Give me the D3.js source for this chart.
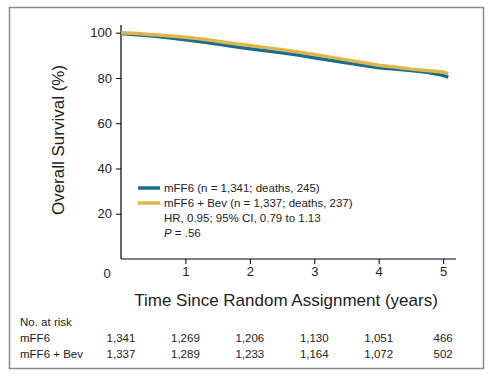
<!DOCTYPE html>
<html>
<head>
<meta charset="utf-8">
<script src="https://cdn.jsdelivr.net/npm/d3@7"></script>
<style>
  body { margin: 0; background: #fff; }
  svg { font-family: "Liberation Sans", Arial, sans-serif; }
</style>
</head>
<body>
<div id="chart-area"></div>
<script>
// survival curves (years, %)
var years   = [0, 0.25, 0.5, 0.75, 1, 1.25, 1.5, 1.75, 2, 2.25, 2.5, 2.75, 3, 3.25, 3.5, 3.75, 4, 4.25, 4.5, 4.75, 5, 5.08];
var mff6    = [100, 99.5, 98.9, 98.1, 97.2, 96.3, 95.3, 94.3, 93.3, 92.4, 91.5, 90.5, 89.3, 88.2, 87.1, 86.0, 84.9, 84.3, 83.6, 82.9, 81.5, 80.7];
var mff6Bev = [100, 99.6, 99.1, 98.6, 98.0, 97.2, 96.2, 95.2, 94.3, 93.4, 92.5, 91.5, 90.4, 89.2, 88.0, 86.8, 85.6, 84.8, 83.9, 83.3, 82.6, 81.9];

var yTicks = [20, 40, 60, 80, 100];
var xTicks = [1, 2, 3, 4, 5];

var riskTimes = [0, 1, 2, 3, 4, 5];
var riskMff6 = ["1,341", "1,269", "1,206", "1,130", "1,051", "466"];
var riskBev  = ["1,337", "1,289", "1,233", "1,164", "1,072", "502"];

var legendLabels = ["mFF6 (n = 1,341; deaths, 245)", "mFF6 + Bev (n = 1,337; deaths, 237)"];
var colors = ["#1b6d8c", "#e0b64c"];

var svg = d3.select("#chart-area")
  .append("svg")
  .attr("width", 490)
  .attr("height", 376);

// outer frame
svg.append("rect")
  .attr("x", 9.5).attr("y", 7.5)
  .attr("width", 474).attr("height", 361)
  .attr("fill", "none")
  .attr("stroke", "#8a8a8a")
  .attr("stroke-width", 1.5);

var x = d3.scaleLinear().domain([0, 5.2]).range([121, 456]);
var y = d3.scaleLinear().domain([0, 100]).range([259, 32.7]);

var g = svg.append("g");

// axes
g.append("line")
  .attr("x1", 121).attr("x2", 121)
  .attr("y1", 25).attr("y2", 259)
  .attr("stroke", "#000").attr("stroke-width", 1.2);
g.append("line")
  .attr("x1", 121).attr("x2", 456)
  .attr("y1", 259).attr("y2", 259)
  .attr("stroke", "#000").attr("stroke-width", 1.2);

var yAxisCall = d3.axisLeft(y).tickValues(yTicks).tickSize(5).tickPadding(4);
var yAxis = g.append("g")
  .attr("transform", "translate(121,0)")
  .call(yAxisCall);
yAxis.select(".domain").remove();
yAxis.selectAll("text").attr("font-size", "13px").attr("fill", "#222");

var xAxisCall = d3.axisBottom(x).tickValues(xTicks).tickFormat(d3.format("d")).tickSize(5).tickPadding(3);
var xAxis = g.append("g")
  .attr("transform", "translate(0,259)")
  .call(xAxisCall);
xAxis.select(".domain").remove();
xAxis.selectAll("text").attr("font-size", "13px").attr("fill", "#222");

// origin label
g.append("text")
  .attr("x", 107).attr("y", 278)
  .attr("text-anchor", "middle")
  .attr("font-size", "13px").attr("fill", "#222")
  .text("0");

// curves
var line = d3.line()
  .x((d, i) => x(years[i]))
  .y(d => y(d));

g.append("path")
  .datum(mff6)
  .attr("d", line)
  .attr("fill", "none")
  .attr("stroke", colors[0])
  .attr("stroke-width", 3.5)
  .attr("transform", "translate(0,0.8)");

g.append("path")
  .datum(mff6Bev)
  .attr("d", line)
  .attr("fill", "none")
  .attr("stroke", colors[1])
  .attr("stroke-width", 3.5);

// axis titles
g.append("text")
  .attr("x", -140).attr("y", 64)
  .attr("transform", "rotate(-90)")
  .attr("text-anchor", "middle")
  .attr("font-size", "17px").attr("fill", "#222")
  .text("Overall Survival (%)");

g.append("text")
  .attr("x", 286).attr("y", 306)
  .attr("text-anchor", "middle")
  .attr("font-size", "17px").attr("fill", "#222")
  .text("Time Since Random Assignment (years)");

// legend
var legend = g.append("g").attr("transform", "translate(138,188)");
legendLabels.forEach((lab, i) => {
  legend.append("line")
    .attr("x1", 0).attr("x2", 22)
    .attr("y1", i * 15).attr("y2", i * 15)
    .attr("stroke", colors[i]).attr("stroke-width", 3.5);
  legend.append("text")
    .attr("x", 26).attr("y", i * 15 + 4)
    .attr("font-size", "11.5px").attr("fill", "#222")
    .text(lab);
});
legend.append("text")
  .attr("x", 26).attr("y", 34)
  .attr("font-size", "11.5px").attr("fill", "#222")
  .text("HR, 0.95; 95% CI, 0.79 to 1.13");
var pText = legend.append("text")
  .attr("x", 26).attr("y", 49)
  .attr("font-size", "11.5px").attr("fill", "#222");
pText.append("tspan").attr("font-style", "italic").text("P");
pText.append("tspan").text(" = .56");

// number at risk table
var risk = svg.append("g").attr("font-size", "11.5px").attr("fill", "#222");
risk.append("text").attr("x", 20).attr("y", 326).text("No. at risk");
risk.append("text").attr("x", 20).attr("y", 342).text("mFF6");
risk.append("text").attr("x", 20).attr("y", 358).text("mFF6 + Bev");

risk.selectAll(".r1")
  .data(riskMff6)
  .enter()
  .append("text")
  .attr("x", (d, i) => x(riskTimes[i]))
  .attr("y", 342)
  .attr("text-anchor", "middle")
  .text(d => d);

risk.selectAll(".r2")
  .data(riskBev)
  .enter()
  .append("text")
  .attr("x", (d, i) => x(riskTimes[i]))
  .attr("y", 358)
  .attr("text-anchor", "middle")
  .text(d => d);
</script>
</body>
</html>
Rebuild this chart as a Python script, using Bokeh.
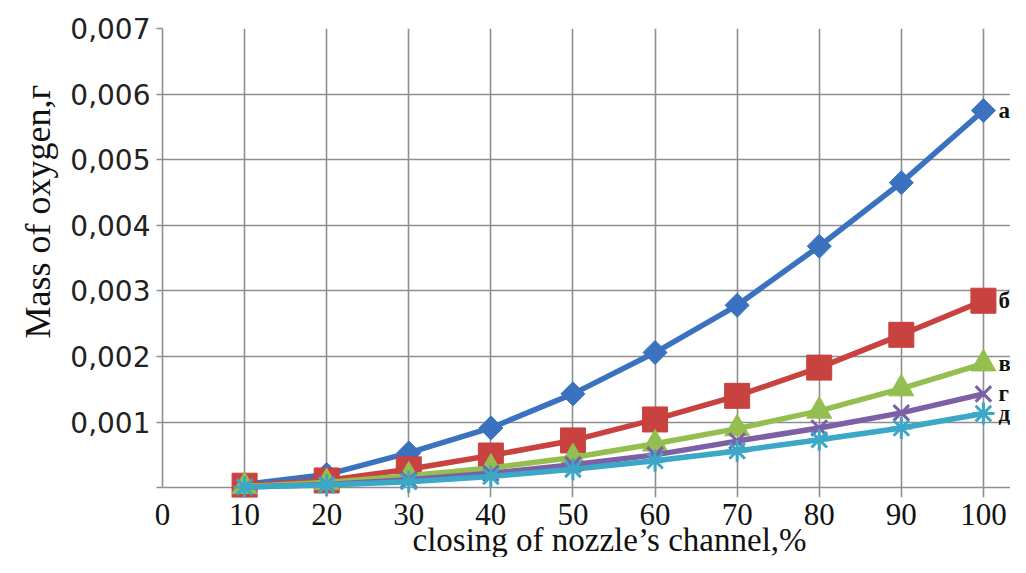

Written problem »
Each entry gets copied exactly; the pictures stay out.

Final result »
Give me the D3.js source for this chart.
<!DOCTYPE html>
<html>
<head>
<meta charset="utf-8">
<script src="https://cdn.jsdelivr.net/npm/d3@7"></script>
<style>
  body { margin: 0; background: #fff; }
  svg { font-family: "Liberation Sans", Arial, sans-serif; }
</style>
</head>
<body>
<div id="chart-area"></div>
<script>
// survival curves (years, %)
var years   = [0, 0.25, 0.5, 0.75, 1, 1.25, 1.5, 1.75, 2, 2.25, 2.5, 2.75, 3, 3.25, 3.5, 3.75, 4, 4.25, 4.5, 4.75, 5, 5.08];
var mff6    = [100, 99.5, 98.9, 98.1, 97.2, 96.3, 95.3, 94.3, 93.3, 92.4, 91.5, 90.5, 89.3, 88.2, 87.1, 86.0, 84.9, 84.3, 83.6, 82.9, 81.5, 80.7];
var mff6Bev = [100, 99.6, 99.1, 98.6, 98.0, 97.2, 96.2, 95.2, 94.3, 93.4, 92.5, 91.5, 90.4, 89.2, 88.0, 86.8, 85.6, 84.8, 83.9, 83.3, 82.6, 81.9];

var yTicks = [20, 40, 60, 80, 100];
var xTicks = [1, 2, 3, 4, 5];

var riskTimes = [0, 1, 2, 3, 4, 5];
var riskMff6 = ["1,341", "1,269", "1,206", "1,130", "1,051", "466"];
var riskBev  = ["1,337", "1,289", "1,233", "1,164", "1,072", "502"];

var legendLabels = ["mFF6 (n = 1,341; deaths, 245)", "mFF6 + Bev (n = 1,337; deaths, 237)"];
var colors = ["#1b6d8c", "#e0b64c"];

var svg = d3.select("#chart-area")
  .append("svg")
  .attr("width", 490)
  .attr("height", 376);

// outer frame
svg.append("rect")
  .attr("x", 9.5).attr("y", 7.5)
  .attr("width", 474).attr("height", 361)
  .attr("fill", "none")
  .attr("stroke", "#8a8a8a")
  .attr("stroke-width", 1.5);

var x = d3.scaleLinear().domain([0, 5.2]).range([121, 456]);
var y = d3.scaleLinear().domain([0, 100]).range([259, 32.7]);

var g = svg.append("g");

// axes
g.append("line")
  .attr("x1", 121).attr("x2", 121)
  .attr("y1", 25).attr("y2", 259)
  .attr("stroke", "#000").attr("stroke-width", 1.2);
g.append("line")
  .attr("x1", 121).attr("x2", 456)
  .attr("y1", 259).attr("y2", 259)
  .attr("stroke", "#000").attr("stroke-width", 1.2);

var yAxisCall = d3.axisLeft(y).tickValues(yTicks).tickSize(5).tickPadding(4);
var yAxis = g.append("g")
  .attr("transform", "translate(121,0)")
  .call(yAxisCall);
yAxis.select(".domain").remove();
yAxis.selectAll("text").attr("font-size", "13px").attr("fill", "#222");

var xAxisCall = d3.axisBottom(x).tickValues(xTicks).tickFormat(d3.format("d")).tickSize(5).tickPadding(3);
var xAxis = g.append("g")
  .attr("transform", "translate(0,259)")
  .call(xAxisCall);
xAxis.select(".domain").remove();
xAxis.selectAll("text").attr("font-size", "13px").attr("fill", "#222");

// origin label
g.append("text")
  .attr("x", 107).attr("y", 278)
  .attr("text-anchor", "middle")
  .attr("font-size", "13px").attr("fill", "#222")
  .text("0");

// curves
var line = d3.line()
  .x((d, i) => x(years[i]))
  .y(d => y(d));

g.append("path")
  .datum(mff6)
  .attr("d", line)
  .attr("fill", "none")
  .attr("stroke", colors[0])
  .attr("stroke-width", 3.5)
  .attr("transform", "translate(0,0.8)");

g.append("path")
  .datum(mff6Bev)
  .attr("d", line)
  .attr("fill", "none")
  .attr("stroke", colors[1])
  .attr("stroke-width", 3.5);

// axis titles
g.append("text")
  .attr("x", -140).attr("y", 64)
  .attr("transform", "rotate(-90)")
  .attr("text-anchor", "middle")
  .attr("font-size", "17px").attr("fill", "#222")
  .text("Overall Survival (%)");

g.append("text")
  .attr("x", 286).attr("y", 306)
  .attr("text-anchor", "middle")
  .attr("font-size", "17px").attr("fill", "#222")
  .text("Time Since Random Assignment (years)");

// legend
var legend = g.append("g").attr("transform", "translate(138,188)");
legendLabels.forEach((lab, i) => {
  legend.append("line")
    .attr("x1", 0).attr("x2", 22)
    .attr("y1", i * 15).attr("y2", i * 15)
    .attr("stroke", colors[i]).attr("stroke-width", 3.5);
  legend.append("text")
    .attr("x", 26).attr("y", i * 15 + 4)
    .attr("font-size", "11.5px").attr("fill", "#222")
    .text(lab);
});
legend.append("text")
  .attr("x", 26).attr("y", 34)
  .attr("font-size", "11.5px").attr("fill", "#222")
  .text("HR, 0.95; 95% CI, 0.79 to 1.13");
var pText = legend.append("text")
  .attr("x", 26).attr("y", 49)
  .attr("font-size", "11.5px").attr("fill", "#222");
pText.append("tspan").attr("font-style", "italic").text("P");
pText.append("tspan").text(" = .56");

// number at risk table
var risk = svg.append("g").attr("font-size", "11.5px").attr("fill", "#222");
risk.append("text").attr("x", 20).attr("y", 326).text("No. at risk");
risk.append("text").attr("x", 20).attr("y", 342).text("mFF6");
risk.append("text").attr("x", 20).attr("y", 358).text("mFF6 + Bev");

risk.selectAll(".r1")
  .data(riskMff6)
  .enter()
  .append("text")
  .attr("x", (d, i) => x(riskTimes[i]))
  .attr("y", 342)
  .attr("text-anchor", "middle")
  .text(d => d);

risk.selectAll(".r2")
  .data(riskBev)
  .enter()
  .append("text")
  .attr("x", (d, i) => x(riskTimes[i]))
  .attr("y", 358)
  .attr("text-anchor", "middle")
  .text(d => d);
</script>
</body>
</html>
Rebuild this chart as a Python script, using Bokeh.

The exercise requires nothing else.